The list of single-authored 12 books written by RDL, and covering a wide range of topics of medicine and NM and beyond, such as on Ayurveda, Homeopathy, Computers in medicine, medical profession and law, rural reconstruction, would be too difficult to be matched or emulated by anyone today. The inspirational message from that impressive list should itself suffice to motivate willing younger professionals to aim truly high in professional life.

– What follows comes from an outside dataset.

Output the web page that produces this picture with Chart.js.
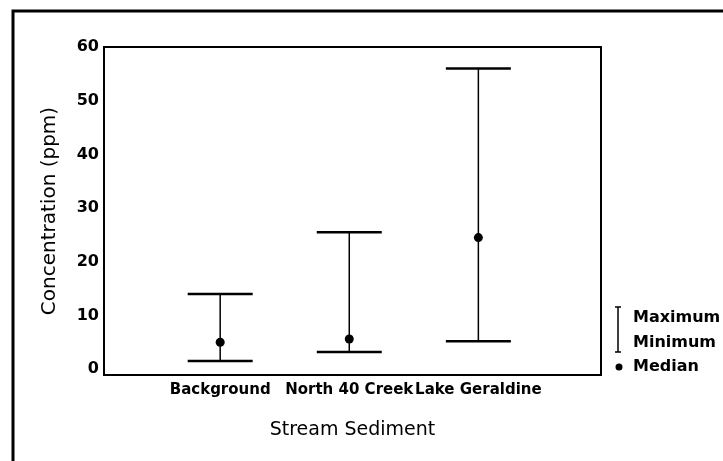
<!DOCTYPE html>
<html>
<head>
<meta charset="utf-8">
<script src="https://cdn.jsdelivr.net/npm/chart.js@4.4.0/dist/chart.umd.min.js"></script>
<style>
  html, body { margin: 0; padding: 0; background: #fff; }
  #wrap { position: relative; width: 723px; height: 461px; }
</style>
</head>
<body>
<div id="wrap"><canvas id="c"></canvas></div>
<script>
// ---- data ----
const categories = ['Background', 'North 40 Creek', 'Lake Geraldine'];
const maxVals = [14, 25.5, 56];
const minVals = [1.5, 3.2, 5.2];
const medianVals = [5, 5.6, 24.5];
const yTickValues = [0, 10, 20, 30, 40, 50, 60];
const legendLabels = ['Maximum', 'Minimum', 'Median'];

const positions = categories.map((c, i) => i + 1);

const rangeData = [];
positions.forEach((p, i) => {
  rangeData.push({x: p, y: minVals[i]});
  rangeData.push({x: p, y: maxVals[i]});
  rangeData.push({x: p + 0.5, y: null});
});
const capData = [];
positions.forEach((p, i) => {
  capData.push({x: p, y: maxVals[i]});
  capData.push({x: p, y: minVals[i]});
});
const medianData = positions.map((p, i) => ({x: p, y: medianVals[i]}));

const FONT = "'DejaVu Sans', sans-serif";

const framePlugin = {
  id: 'frame',
  beforeDraw(chart) {
    const ctx = chart.ctx;
    ctx.save();
    ctx.fillStyle = '#fff';
    ctx.fillRect(0, 0, chart.width, chart.height);
    // outer page border (left and top only)
    ctx.strokeStyle = '#000';
    ctx.lineWidth = 3;
    ctx.beginPath();
    ctx.moveTo(13, chart.height);
    ctx.lineTo(13, 11);
    ctx.lineTo(chart.width, 11);
    ctx.stroke();
    ctx.restore();
  },
  afterDatasetsDraw(chart) {
    const {ctx, chartArea: a} = chart;
    ctx.save();
    ctx.strokeStyle = '#000';
    ctx.lineWidth = 2;
    ctx.strokeRect(a.left, a.top, a.right - a.left, a.bottom - a.top);
    ctx.restore();
  },
  afterDraw(chart) {
    const ctx = chart.ctx;
    const a = chart.chartArea;
    const lx = a.right + 17;
    const tx = a.right + 32;
    const ys = [318, 343, 367];
    ctx.save();
    ctx.strokeStyle = '#000';
    ctx.fillStyle = '#000';
    ctx.lineWidth = 1.5;
    ctx.beginPath();
    ctx.moveTo(lx, ys[0] - 11); ctx.lineTo(lx, ys[1] + 9);
    ctx.moveTo(lx - 3, ys[0] - 11); ctx.lineTo(lx + 3, ys[0] - 11);
    ctx.moveTo(lx - 3, ys[1] + 9); ctx.lineTo(lx + 3, ys[1] + 9);
    ctx.stroke();
    ctx.beginPath();
    ctx.arc(lx + 1, ys[2], 3.5, 0, Math.PI * 2);
    ctx.fill();
    ctx.font = 'bold 16px ' + FONT;
    ctx.textBaseline = 'middle';
    ctx.textAlign = 'left';
    legendLabels.forEach((t, i) => ctx.fillText(t, tx, ys[i]));
    ctx.restore();
  }
};

new Chart(document.getElementById('c'), {
  type: 'scatter',
  data: {
    datasets: [
      {
        type: 'line',
        data: rangeData,
        borderColor: '#000',
        borderWidth: 1.5,
        pointRadius: 0,
        spanGaps: false,
        fill: false
      },
      {
        data: capData,
        pointStyle: 'line',
        radius: 32.5,
        borderColor: '#000',
        borderWidth: 2.5
      },
      {
        data: medianData,
        pointStyle: 'circle',
        radius: 4.5,
        backgroundColor: '#000',
        borderColor: '#000',
        borderWidth: 0
      }
    ]
  },
  options: {
    responsive: true,
    maintainAspectRatio: false,
    animation: false,
    events: [],
    layout: { padding: { top: 47, right: 122, left: 0, bottom: 0 } },
    plugins: { legend: { display: false }, tooltip: { enabled: false } },
    scales: {
      x: {
        type: 'linear',
        min: 0.1,
        max: 3.95,
        grid: { display: false, drawTicks: false },
        border: { display: false },
        afterFit(s) { s.height = 86; },
        afterBuildTicks(s) { s.ticks = positions.map(v => ({value: v})); },
        ticks: {
          padding: 6,
          color: '#000',
          maxRotation: 0,
          autoSkip: false,
          font: { family: FONT, size: 15, weight: 'bold' },
          callback: (v) => categories[v - 1]
        },
        title: {
          display: true,
          text: 'Stream Sediment',
          color: '#000',
          padding: { bottom: 20 },
          font: { family: FONT, size: 19 }
        }
      },
      y: {
        min: -1.1,
        max: 60,
        grid: { display: false, drawTicks: false },
        border: { display: false },
        afterFit(s) { s.width = 104; },
        afterBuildTicks(s) { s.ticks = yTickValues.map(v => ({value: v})); },
        ticks: {
          padding: 5,
          color: '#000',
          font: { family: FONT, size: 16, weight: 'bold' }
        },
        title: {
          display: true,
          text: 'Concentration (ppm)',
          color: '#000',
          padding: { top: 38 },
          font: { family: FONT, size: 20 }
        }
      }
    }
  },
  plugins: [framePlugin]
});
</script>
</body>
</html>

The list of RDL's lectures/orations, and the 120 cities visited by him for delivering these talks, as well as the 52 foreign tours, etc., are there for those looking for finer details. For completion of his professional pursuits and philosophies, reference to coverage of allied topics such as his inspiration from Gandhiji, doctor–patient relationship, medicolegal aspects, Medical Council of India, religion-related issues, etc., can be cited. More importantly, reminiscences and comments of RDL's associates, students, and family members are also there in the compilation. They give a nice flavor of the degree and depth of influence that RDL exerted on many people in his long career and reiterate the inspiration to be derived by going through the volume.
There is also a strong prodding from RDL in terms of citing all the “unfinished agenda” in his career (for his followers to pursue matters to a logical end), be it India-Islam topic at a social level, or Tc-99m-labeled aptamers for specific imaging of TB at technical level, or Mission Mumbai Health at an ambitious visionary level, as they are truly “an agenda for entire India” now in its pathway of progress and development agenda.
It is inescapable to mention some avoidable editorial errors and typos in the book. In a lighter vein, the term “housemanship” has got cited as “horsemanship” - alluding to perhaps the hard days of medical interns in the early years! It would be nice to have these typos and edits addressed and fixed as errata or similar means, to set the records right in the future prints of this fine volume.
I consider it my privilege to pen down the above book review for Dr. RDL, my mentor cum “remote teacher.” Dr. Lele rang me up some weeks ago mentioning about the release of his cherished autobiography. I could not resist seeking an autographed copy for my personal collection. He obliged me promptly and the volume will be adorning my new book shelf, now under fabrication for my home in Mysore. I agreed to write a Book Review for him, which sent me down on a long nostalgic journey down the memory lane, as our association is very long since 1973–1974 (his Jaslok days). I trust that the autobiography volume of Dr. RDL will be found a very useful reference material by many colleagues, medical students, and other stakeholders in the field of medical education and management. I wish Dr. RDL continued active life, fine health, and happiness in the years to come.